====== PROVIDED INFORMATION ======
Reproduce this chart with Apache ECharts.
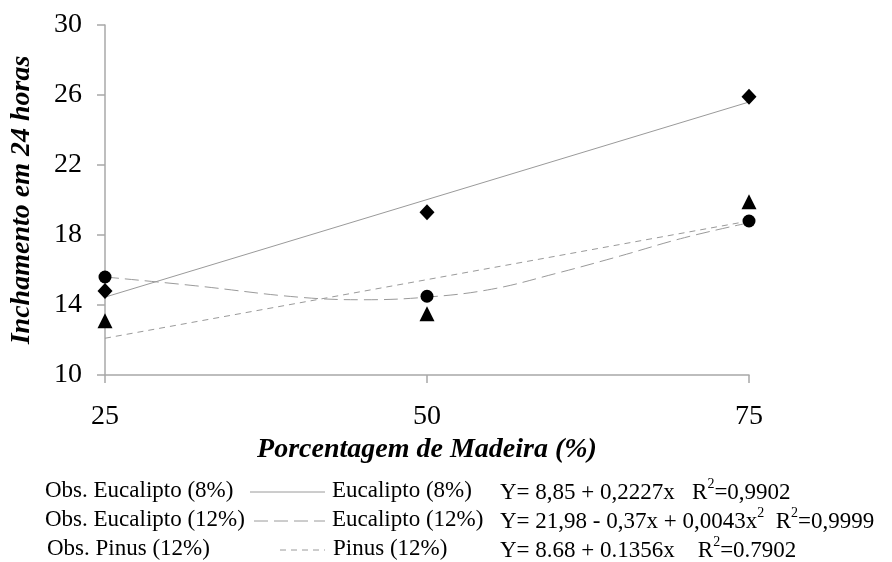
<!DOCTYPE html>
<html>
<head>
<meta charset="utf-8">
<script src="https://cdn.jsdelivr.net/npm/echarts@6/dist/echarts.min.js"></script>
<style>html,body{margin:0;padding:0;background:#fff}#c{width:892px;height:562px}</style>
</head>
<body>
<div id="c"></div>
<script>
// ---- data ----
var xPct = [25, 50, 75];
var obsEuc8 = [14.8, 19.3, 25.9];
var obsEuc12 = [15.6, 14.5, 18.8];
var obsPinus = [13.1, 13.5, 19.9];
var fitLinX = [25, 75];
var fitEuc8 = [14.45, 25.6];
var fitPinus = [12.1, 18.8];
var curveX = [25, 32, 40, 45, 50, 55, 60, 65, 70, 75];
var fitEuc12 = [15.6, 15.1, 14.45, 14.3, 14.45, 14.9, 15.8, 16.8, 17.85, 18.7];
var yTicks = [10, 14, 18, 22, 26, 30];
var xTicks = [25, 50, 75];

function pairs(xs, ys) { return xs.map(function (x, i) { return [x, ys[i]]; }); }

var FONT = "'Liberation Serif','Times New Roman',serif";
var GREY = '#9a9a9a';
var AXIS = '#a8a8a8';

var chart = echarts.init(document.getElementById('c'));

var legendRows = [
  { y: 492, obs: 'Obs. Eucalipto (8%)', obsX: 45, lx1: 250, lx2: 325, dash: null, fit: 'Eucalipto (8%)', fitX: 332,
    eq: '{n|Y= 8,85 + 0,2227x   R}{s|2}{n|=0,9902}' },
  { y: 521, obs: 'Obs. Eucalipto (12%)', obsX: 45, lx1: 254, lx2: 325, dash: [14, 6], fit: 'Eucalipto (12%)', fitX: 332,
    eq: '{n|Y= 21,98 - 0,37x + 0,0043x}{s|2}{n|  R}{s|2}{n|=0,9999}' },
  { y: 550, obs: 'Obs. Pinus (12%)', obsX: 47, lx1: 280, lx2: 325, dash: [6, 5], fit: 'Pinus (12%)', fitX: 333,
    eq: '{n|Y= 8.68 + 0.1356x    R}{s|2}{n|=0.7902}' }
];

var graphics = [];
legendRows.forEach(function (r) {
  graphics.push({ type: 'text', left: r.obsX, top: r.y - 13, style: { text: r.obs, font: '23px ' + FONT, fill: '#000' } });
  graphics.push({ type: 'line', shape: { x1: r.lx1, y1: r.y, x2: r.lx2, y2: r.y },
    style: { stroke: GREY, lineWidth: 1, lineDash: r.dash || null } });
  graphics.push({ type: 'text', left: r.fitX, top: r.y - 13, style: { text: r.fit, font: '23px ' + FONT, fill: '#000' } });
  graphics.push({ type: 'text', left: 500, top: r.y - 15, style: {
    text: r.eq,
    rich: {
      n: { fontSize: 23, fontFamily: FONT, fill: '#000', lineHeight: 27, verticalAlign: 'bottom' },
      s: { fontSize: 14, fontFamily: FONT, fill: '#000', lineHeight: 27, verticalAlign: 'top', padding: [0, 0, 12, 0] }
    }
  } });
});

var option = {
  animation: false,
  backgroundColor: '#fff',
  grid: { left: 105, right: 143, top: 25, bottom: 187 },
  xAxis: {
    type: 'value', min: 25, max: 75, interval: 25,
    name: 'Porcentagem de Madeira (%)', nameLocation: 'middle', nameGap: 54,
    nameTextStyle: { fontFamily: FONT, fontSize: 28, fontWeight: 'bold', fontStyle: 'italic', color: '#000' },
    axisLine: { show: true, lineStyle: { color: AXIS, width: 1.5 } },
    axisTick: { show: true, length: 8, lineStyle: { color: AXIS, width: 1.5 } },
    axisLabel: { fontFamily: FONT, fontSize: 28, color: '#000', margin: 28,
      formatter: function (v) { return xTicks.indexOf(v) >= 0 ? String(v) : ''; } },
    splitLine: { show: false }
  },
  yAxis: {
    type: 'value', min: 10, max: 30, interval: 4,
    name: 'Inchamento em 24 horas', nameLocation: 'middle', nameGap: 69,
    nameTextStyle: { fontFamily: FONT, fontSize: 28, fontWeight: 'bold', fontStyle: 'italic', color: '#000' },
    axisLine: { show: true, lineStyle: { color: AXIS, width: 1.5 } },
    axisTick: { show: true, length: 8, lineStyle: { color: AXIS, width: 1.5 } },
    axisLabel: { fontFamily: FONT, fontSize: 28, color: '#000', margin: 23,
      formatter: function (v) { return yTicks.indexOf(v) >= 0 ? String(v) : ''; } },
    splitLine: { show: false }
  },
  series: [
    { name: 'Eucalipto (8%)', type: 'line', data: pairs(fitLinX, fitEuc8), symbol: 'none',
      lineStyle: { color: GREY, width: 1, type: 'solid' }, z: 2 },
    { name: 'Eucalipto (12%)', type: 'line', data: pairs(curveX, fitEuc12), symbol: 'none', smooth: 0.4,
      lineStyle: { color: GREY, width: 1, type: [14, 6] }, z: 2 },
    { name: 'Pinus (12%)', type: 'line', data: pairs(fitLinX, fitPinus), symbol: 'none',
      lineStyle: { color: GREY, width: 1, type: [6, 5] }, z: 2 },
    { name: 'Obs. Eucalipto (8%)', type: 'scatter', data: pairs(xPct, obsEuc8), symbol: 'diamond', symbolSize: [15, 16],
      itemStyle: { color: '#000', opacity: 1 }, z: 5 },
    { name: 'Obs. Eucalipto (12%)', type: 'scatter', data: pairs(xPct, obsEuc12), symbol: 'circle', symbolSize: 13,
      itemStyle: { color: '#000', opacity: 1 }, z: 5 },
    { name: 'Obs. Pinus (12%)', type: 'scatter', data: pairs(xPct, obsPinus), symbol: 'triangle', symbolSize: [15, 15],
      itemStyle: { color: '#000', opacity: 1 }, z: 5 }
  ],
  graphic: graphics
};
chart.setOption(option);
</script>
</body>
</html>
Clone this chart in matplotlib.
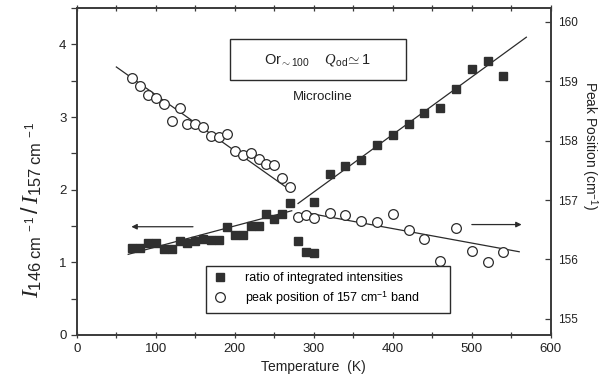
======
**TASK OBJECTIVE**
Take the lines above from the top of the records through the one with "var chart = echarts.init(document.getElementById('c'));" and repeat them exactly, without any pictures.

**WRITTEN ANSWER**
Reproduce this chart with Apache ECharts.
<!DOCTYPE html>
<html>
<head>
<meta charset="utf-8">
<script src="https://cdn.jsdelivr.net/npm/echarts@6/dist/echarts.min.js"></script>
<style>html,body{margin:0;padding:0;background:#fff}#c{width:892px;height:562px}</style>
</head>
<body>
<div id="c"></div>
<script>
// ---- data ----
var xPct = [25, 50, 75];
var obsEuc8 = [14.8, 19.3, 25.9];
var obsEuc12 = [15.6, 14.5, 18.8];
var obsPinus = [13.1, 13.5, 19.9];
var fitLinX = [25, 75];
var fitEuc8 = [14.45, 25.6];
var fitPinus = [12.1, 18.8];
var curveX = [25, 32, 40, 45, 50, 55, 60, 65, 70, 75];
var fitEuc12 = [15.6, 15.1, 14.45, 14.3, 14.45, 14.9, 15.8, 16.8, 17.85, 18.7];
var yTicks = [10, 14, 18, 22, 26, 30];
var xTicks = [25, 50, 75];

function pairs(xs, ys) { return xs.map(function (x, i) { return [x, ys[i]]; }); }

var FONT = "'Liberation Serif','Times New Roman',serif";
var GREY = '#9a9a9a';
var AXIS = '#a8a8a8';

var chart = echarts.init(document.getElementById('c'));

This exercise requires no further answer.